The L.R. Wilson/R.J. Currie Chair in Canadian Business History was funded by several prominent business leaders, including Lynton (Red) Wilson, chairman of the boards of CAE Inc. and Nortel Networks Corporation; Richard Currie, chairman of BCE Inc. and former president and director of George Weston Limited and Loblaw Companies Limited; Anthony Fell, chairman of RBC Capital Markets and University Health Network's board of trustees; James Fleck, professor emeritus of business government relations at the Rotman School and president of Fleck Management Services Limited; Henry N.R. (Hal) Jackman, former chancellor and alumnus of U of T; and John McArthur, dean emeritus of Harvard University's Graduate School of Business Administration.
The $3-million chair will fill a gap in management education by funding courses and research that will explore the evolution of the commerce industry in Canada and examine the legal, economic and political events that shaped the course of its history.
The business school will also launch a research program in Canadian business history, which will provide the chair holder with research resources including data collection, data processing and access to published information.

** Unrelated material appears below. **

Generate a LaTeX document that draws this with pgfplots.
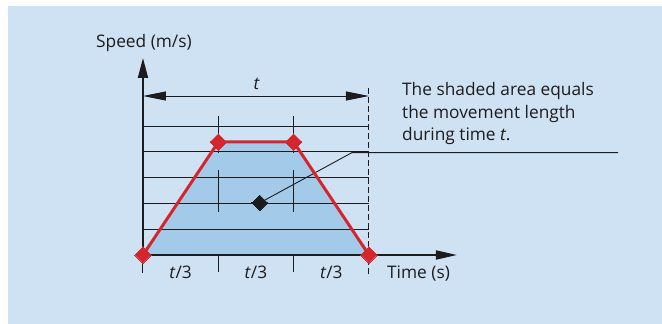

U OF T RESEARCHERS RECOGNIZED WIDELY
From business book awards to fellowship in renowned academic societies, U of T faculty
members have won wide recognition this year. Recent awards and honours include:
NSERC AWARD OF EXCELLENCE
Richard Bond of the Canadian Institute for Theoretical Astrophysics received the Natural
Sciences and Engineering Research Council's Award of Excellence. The honour is given to the three
finalists of the Gerhard Herzberg Canada Gold
Medal for Science and Engineering, which is awarded
annually for both the sustained excellence and the overall influence of research conducted in Canada
in the natural sciences or engineering.
ROYAL SOCIETY OF LONDON FELLOWS
Spencer Barrett of Botany and Peter St. George-Hyslop of the Centre for Research in Neurodegenerative Diseases have been named Fellows of the Royal Society of London. Fellowship in the Royal Society, which is internationally recognized
as one of the highest honours in science, is offered to only six foreign members each year.
TOP 40 UNDER 40
U of T researchers took four of the spots in this year's Top 40 Under 40, a national program
managed by The Caldwell Partners to celebrate leaders of today and tomorrow, and to honour Canadians who have reached a significant level
of success before their 40th birthday.
Recipients are: Peter Dirks of Neurosurgery and the Hospital for Sick Children, David Jaffray
of Radiation Physics and the University Health Network, Prabhat Jha of Public Health Sciences and St. Michael's Hospital - and a Canada Research Chair of Health and Development - and Edward Sargent of Electrical and Computer Engineering and a Canada Research Chair in Emerging Technologies.
NATIONAL BUSINESS BOOK AWARD
Kim Vicente of Mechanical and Industrial Engineering is the winner of the 2003 National Business Book Award, announced this
past April, for his book
The Human Factor: Revolutionizing the Way People Live with Technology.
Co-sponsored by PricewaterhouseCoopers LLP and BMO Financial Group, the $10,000 award is presented annually to recognize outstanding business books published in Canada and is considered one of the country's most prestigious and respected literary awards.
Vicente said he was pleased with the
recognition of human factors engineering, a
little-known body of knowledge designed to help
people use technology more effectively.
"I truly look forward to witnessing a revolution in the way people live with technology, a revolution that will not only make our day-to-day life simpler and easier, but one that will lead to fewer airplane crashes, fewer nuclear power plant meltdowns, fewer catastrophic space shuttle explosions, fewer infectious disease outbreaks and fewer children being killed by preventable medical errors."